- To do: From the first line of the data below through the line holding "width=167pt, minimum height=55pt]", output each line exactly and leave the pictures out.

- Recorded data:
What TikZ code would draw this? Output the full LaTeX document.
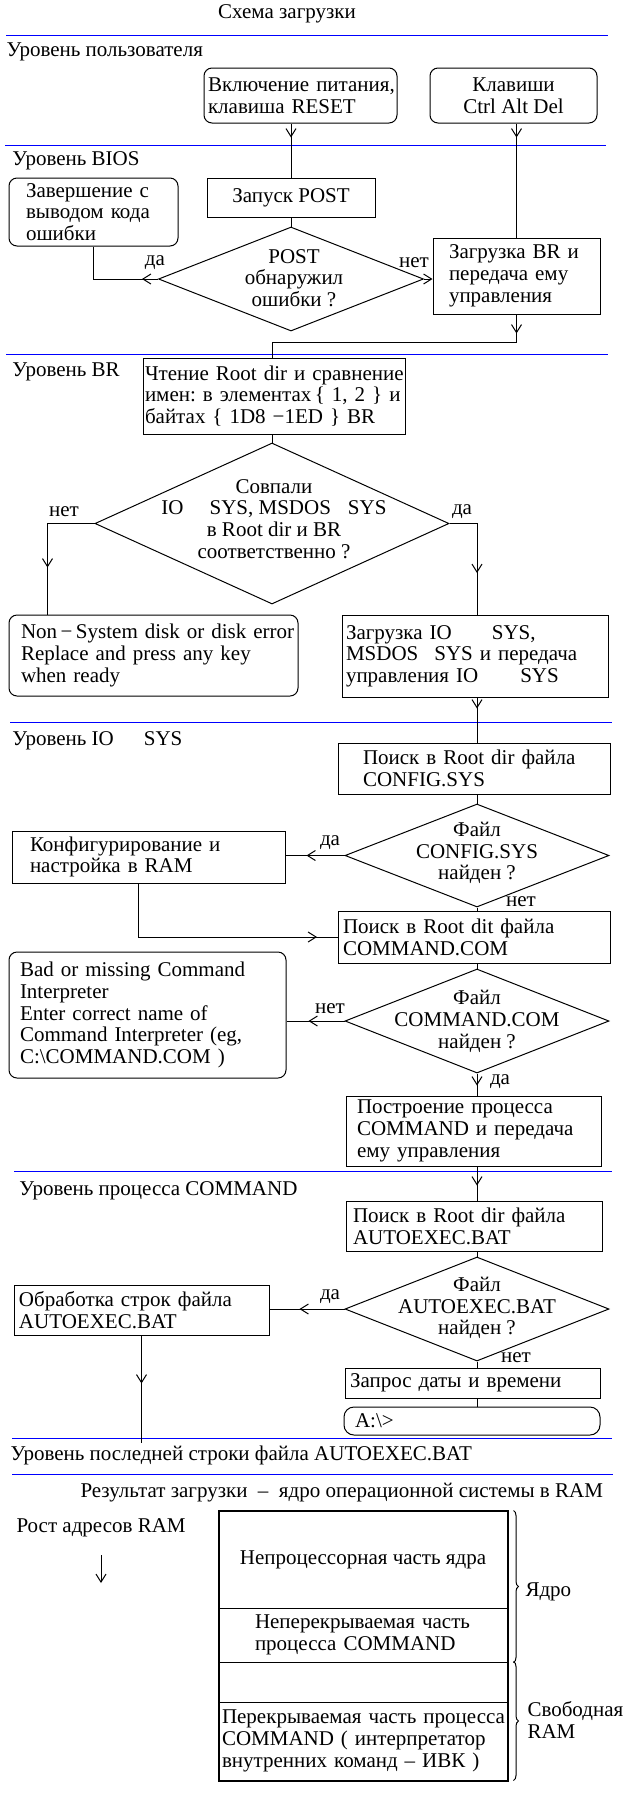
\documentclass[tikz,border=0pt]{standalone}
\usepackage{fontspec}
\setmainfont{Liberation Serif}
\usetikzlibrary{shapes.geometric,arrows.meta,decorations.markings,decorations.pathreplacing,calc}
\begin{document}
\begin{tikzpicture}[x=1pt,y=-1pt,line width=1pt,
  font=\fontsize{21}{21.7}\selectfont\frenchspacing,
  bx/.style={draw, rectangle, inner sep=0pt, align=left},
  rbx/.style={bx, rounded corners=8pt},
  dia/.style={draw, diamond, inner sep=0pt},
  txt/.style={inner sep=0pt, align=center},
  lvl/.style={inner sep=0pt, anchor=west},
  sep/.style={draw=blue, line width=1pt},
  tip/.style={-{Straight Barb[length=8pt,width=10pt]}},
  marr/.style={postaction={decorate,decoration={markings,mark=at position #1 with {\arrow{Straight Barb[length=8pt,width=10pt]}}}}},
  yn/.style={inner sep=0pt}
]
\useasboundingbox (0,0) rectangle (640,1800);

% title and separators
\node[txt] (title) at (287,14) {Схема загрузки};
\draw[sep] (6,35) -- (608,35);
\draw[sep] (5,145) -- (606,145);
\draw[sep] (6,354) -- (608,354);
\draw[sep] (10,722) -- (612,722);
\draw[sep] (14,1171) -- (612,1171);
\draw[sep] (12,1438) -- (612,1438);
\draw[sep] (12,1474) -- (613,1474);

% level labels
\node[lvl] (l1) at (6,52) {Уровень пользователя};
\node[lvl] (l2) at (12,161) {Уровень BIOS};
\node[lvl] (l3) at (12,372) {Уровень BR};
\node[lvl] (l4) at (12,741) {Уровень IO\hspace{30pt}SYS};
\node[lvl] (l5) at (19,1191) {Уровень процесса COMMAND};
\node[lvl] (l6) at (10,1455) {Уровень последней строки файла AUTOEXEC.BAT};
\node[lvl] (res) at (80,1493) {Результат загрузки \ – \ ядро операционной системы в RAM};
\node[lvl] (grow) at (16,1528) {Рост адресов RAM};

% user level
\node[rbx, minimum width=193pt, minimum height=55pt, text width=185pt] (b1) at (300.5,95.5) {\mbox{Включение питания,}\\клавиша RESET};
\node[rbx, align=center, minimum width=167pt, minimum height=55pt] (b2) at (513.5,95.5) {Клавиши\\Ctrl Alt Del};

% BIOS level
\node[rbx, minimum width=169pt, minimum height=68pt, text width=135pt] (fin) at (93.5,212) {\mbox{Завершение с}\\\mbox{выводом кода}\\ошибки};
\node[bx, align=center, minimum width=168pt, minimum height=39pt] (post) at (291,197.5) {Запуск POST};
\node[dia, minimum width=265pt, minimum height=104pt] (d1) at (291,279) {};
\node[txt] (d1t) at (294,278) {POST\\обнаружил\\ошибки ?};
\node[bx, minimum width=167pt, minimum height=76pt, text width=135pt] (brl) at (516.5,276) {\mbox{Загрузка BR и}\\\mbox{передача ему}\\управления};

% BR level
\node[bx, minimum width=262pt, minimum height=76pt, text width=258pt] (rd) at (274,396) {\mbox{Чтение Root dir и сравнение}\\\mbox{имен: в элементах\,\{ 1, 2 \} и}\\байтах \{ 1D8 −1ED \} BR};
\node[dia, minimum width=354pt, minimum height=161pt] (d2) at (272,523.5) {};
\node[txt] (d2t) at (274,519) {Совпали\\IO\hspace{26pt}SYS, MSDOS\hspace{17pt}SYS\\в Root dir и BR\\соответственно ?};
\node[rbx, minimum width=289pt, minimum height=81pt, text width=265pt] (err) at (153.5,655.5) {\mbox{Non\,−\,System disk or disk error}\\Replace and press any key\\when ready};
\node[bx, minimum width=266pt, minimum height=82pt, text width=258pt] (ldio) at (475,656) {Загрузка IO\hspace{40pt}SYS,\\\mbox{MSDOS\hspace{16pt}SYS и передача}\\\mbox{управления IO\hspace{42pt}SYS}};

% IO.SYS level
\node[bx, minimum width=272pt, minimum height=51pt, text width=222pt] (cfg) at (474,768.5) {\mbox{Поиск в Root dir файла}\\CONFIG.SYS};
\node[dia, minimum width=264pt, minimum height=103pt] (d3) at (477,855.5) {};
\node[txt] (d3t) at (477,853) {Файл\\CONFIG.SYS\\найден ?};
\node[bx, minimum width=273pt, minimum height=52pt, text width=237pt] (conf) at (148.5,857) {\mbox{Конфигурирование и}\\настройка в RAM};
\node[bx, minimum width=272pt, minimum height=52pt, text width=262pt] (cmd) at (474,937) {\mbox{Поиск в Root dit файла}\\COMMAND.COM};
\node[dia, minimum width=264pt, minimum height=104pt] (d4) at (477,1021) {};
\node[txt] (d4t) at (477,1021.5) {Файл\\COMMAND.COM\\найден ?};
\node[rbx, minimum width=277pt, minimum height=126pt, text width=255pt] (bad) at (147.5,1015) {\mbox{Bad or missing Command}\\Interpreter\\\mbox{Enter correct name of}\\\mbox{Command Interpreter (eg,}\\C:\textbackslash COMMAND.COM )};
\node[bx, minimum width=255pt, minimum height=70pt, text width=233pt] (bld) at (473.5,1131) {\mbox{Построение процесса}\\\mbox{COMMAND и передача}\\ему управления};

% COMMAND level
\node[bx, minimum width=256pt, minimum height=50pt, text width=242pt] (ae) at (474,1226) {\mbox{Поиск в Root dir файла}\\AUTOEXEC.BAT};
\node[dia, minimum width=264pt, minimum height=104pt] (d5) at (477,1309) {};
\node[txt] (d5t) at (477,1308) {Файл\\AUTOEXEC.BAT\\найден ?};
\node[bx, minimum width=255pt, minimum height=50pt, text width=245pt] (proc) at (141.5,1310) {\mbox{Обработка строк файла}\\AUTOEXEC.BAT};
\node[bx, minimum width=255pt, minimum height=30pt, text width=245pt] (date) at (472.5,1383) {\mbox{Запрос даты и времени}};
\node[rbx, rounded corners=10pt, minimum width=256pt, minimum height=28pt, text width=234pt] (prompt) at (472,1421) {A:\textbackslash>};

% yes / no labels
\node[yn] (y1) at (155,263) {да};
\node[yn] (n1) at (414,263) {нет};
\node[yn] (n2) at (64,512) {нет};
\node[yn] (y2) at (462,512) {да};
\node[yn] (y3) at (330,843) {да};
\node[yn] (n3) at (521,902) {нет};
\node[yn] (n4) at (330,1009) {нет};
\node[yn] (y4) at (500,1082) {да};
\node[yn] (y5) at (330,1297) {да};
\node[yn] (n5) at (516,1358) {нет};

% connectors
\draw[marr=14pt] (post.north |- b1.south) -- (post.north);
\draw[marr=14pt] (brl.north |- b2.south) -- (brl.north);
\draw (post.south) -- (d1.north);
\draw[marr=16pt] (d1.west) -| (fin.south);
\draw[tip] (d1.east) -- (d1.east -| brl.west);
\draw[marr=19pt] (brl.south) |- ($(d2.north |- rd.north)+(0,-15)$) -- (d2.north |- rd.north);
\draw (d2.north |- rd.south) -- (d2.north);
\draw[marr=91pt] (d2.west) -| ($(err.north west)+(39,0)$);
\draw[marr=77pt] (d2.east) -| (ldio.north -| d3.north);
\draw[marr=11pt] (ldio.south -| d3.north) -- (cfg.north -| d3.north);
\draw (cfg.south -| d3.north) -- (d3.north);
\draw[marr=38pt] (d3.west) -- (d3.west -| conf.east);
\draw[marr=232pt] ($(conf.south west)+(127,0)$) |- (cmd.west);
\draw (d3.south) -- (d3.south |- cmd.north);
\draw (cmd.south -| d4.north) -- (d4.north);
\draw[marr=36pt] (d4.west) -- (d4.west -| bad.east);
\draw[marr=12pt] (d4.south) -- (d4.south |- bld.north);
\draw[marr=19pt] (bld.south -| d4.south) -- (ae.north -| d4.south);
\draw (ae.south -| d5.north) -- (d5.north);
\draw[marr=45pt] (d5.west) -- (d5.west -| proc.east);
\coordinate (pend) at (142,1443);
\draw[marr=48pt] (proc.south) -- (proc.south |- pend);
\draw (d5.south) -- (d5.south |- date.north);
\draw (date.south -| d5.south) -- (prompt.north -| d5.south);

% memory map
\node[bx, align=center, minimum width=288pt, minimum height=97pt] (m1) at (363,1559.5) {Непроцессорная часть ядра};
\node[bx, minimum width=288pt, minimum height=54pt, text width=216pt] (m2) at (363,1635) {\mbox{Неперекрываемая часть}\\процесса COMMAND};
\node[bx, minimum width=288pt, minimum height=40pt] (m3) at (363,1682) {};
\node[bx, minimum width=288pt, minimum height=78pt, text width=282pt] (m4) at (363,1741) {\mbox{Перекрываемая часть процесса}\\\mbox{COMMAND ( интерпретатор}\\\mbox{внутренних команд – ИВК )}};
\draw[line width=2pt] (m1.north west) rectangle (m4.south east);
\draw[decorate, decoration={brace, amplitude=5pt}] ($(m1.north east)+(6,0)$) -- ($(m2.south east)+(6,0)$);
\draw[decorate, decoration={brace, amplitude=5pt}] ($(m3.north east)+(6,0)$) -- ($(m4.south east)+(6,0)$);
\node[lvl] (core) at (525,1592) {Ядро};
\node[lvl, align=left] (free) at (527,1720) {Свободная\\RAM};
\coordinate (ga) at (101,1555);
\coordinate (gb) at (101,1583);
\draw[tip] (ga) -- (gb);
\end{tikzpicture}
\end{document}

- Full response:
What TikZ code would draw this? Output the full LaTeX document.
\documentclass[tikz,border=0pt]{standalone}
\usepackage{fontspec}
\setmainfont{Liberation Serif}
\usetikzlibrary{shapes.geometric,arrows.meta,decorations.markings,decorations.pathreplacing,calc}
\begin{document}
\begin{tikzpicture}[x=1pt,y=-1pt,line width=1pt,
  font=\fontsize{21}{21.7}\selectfont\frenchspacing,
  bx/.style={draw, rectangle, inner sep=0pt, align=left},
  rbx/.style={bx, rounded corners=8pt},
  dia/.style={draw, diamond, inner sep=0pt},
  txt/.style={inner sep=0pt, align=center},
  lvl/.style={inner sep=0pt, anchor=west},
  sep/.style={draw=blue, line width=1pt},
  tip/.style={-{Straight Barb[length=8pt,width=10pt]}},
  marr/.style={postaction={decorate,decoration={markings,mark=at position #1 with {\arrow{Straight Barb[length=8pt,width=10pt]}}}}},
  yn/.style={inner sep=0pt}
]
\useasboundingbox (0,0) rectangle (640,1800);

% title and separators
\node[txt] (title) at (287,14) {Схема загрузки};
\draw[sep] (6,35) -- (608,35);
\draw[sep] (5,145) -- (606,145);
\draw[sep] (6,354) -- (608,354);
\draw[sep] (10,722) -- (612,722);
\draw[sep] (14,1171) -- (612,1171);
\draw[sep] (12,1438) -- (612,1438);
\draw[sep] (12,1474) -- (613,1474);

% level labels
\node[lvl] (l1) at (6,52) {Уровень пользователя};
\node[lvl] (l2) at (12,161) {Уровень BIOS};
\node[lvl] (l3) at (12,372) {Уровень BR};
\node[lvl] (l4) at (12,741) {Уровень IO\hspace{30pt}SYS};
\node[lvl] (l5) at (19,1191) {Уровень процесса COMMAND};
\node[lvl] (l6) at (10,1455) {Уровень последней строки файла AUTOEXEC.BAT};
\node[lvl] (res) at (80,1493) {Результат загрузки \ – \ ядро операционной системы в RAM};
\node[lvl] (grow) at (16,1528) {Рост адресов RAM};

% user level
\node[rbx, minimum width=193pt, minimum height=55pt, text width=185pt] (b1) at (300.5,95.5) {\mbox{Включение питания,}\\клавиша RESET};
\node[rbx, align=center, minimum width=167pt, minimum height=55pt] (b2) at (513.5,95.5) {Клавиши\\Ctrl Alt Del};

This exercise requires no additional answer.